Israël – Palestine : Juliano Mer-Khamis, à la paix, à la mort
Assassiné le 4 avril à Jénine, l’acteur et metteur en scène judéo-arabe était l’un des derniers symboles du rapprochement entre les deux peuples.
Son histoire réunit tous les ingrédients d’une tragédie proche-orientale. Celle d’un infatigable artisan du dialogue, libre penseur et provocateur, tiraillé entre deux identités. Personnage hors norme et charismatique, Juliano Mer-Khamis, 52 ans, avait fait de sa passion pour le théâtre un pont entre les peuples. « On vivra ensemble, ou on ne vivra pas », avait-il déclaré, en 2009, lors d’une interview à la radio israélienne. Acteur et réalisateur reconnu, il voyait dans l’expression artistique un moyen de briser les antagonismes. Sans tabou, Mer-Khamis dénonçait avec véhémence l’occupation israélienne, tout comme certains travers d’une société palestinienne qu’il voulait « faire sortir de la culture du ghetto ». Son combat, peut-être encore trop avant-gardiste, s’est achevé dans le sang. Lundi 4 avril, en plein cœur du camp de réfugiés de Jénine, un homme masqué s’est brusquement approché du véhicule rouge dans lequel Mer-Khamis avait pris place et a tiré sur lui cinq balles à bout portant. Le comédien meurt sur le coup, à quelques mètres seulement du Théâtre de la Liberté qu’il avait ressuscité quelques années plus tôt.

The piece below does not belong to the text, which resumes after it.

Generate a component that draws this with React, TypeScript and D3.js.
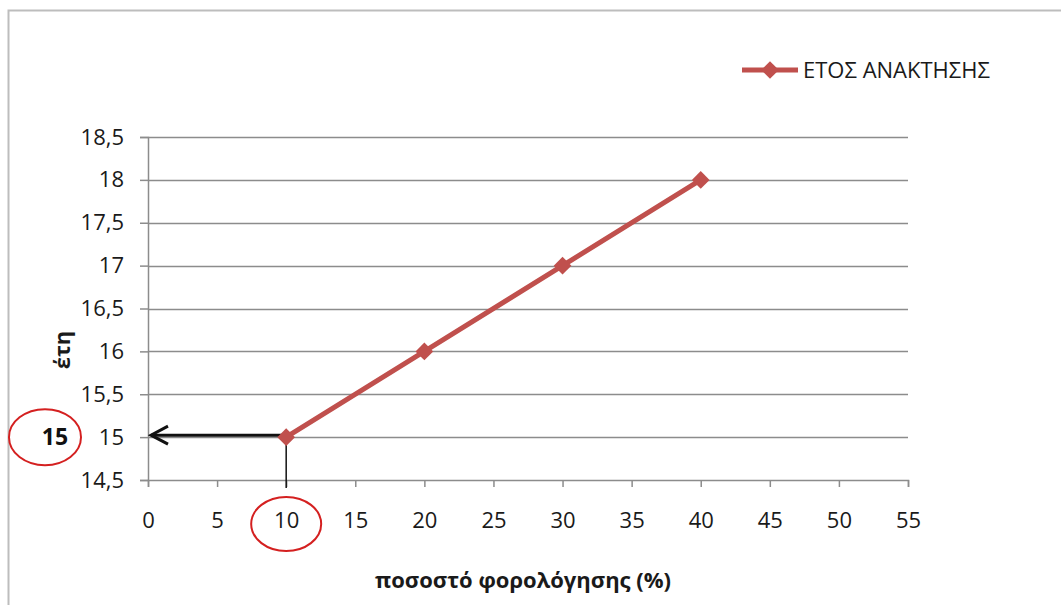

À l’évidence, le destin de Mer-Khamis est aussi romanesque qu’insolite. Il naît à Nazareth de l’improbable union entre une Juive israélienne, Arna Mer, et un Arabe chrétien, Saliba Khamis, que tout opposait à l’origine. Ancienne combattante du Palmah – une organisation juive clandestine –, Arna s’enrôle dans Tsahal à sa création et participe à la première guerre israélo-arabe de 1948. Saliba, qu’elle rencontre quelques années plus tard, est un militant antisioniste qui deviendra l’un des cadres du Parti communiste israélien. Le couple partage un même attachement pour la défense des droits de l’homme. Dès lors, la mère de Juliano embrasse la cause palestinienne, définitivement. Au moment où éclate la première Intifada, elle lance plusieurs projets éducatifs comme le Théâtre des Pierres, à Jénine, un espace préservé où les jeunes Palestiniens peuvent échapper à la réalité du conflit.
Ce double héritage, Mer-Khamis l’a toujours assumé avec fierté. « Je suis le fils de deux peuples, d’une famille juive brûlée à Buchenwald et d’une famille palestinienne chassée de sa terre », disait-il, comme pour se détacher de toute posture victimaire. Après un passage dans la prestigieuse brigade parachutiste de Tsahal, Mer-Khamis se consacre au cinéma. Sa première apparition sur grand écran remonte à 1984, dans La Petite Fille au tambour (de George Roy Hill), un thriller américain qui jette un regard trouble sur le conflit israélo-palestinien. Au total, il jouera dans une vingtaine de films, principalement avec le réalisateur Amos Gitaï. Sa carrière connaîtra un tournant en 2002, après la bataille de Jénine qui voit la destruction du petit théâtre fondé par sa mère. Mer-Khamis lui rend hommage dans un documentaire poignant, Les Enfants d’Arna, et découvre que la plupart d’entre eux sont devenus des « martyrs » de la seconde Intifada, combattants ou kamikazes. À cette occasion, il se lie d’amitié avec Zakaria al-Zoubeidi, chef des Brigades des martyrs d’Al-Aqsa, branche armée du Fatah, alors activement recherché par Israël.
Résistance culturelle
Adepte de la résistance culturelle, Juliano Mer-Khamis comprend que c’est sur scène qu’il doit porter ses convictions politiques et redonner espoir aux Palestiniens. Contre vents et marées, il avait fini par obtenir la réouverture du théâtre de Jénine en 2006. Mais son style dérangeait une société palestinienne encore trop conservatrice. L’acteur arabo-israélien se savait depuis longtemps menacé. À deux reprises, son théâtre avait été incendié. Les islamistes n’avaient pas apprécié La Ferme des animaux, une pièce adaptée du roman de George Orwell, où des acteurs musulmans campent le rôle de cochons. L’assassinat de Mer-Khamis a autant choqué le monde artistique israélien que les intellectuels palestiniens. Jurant de punir le coupable, le Premier ministre de l’Autorité palestinienne, Salam Fayyad, a condamné « un acte qui viole nos valeurs et notre foi en la coexistence ».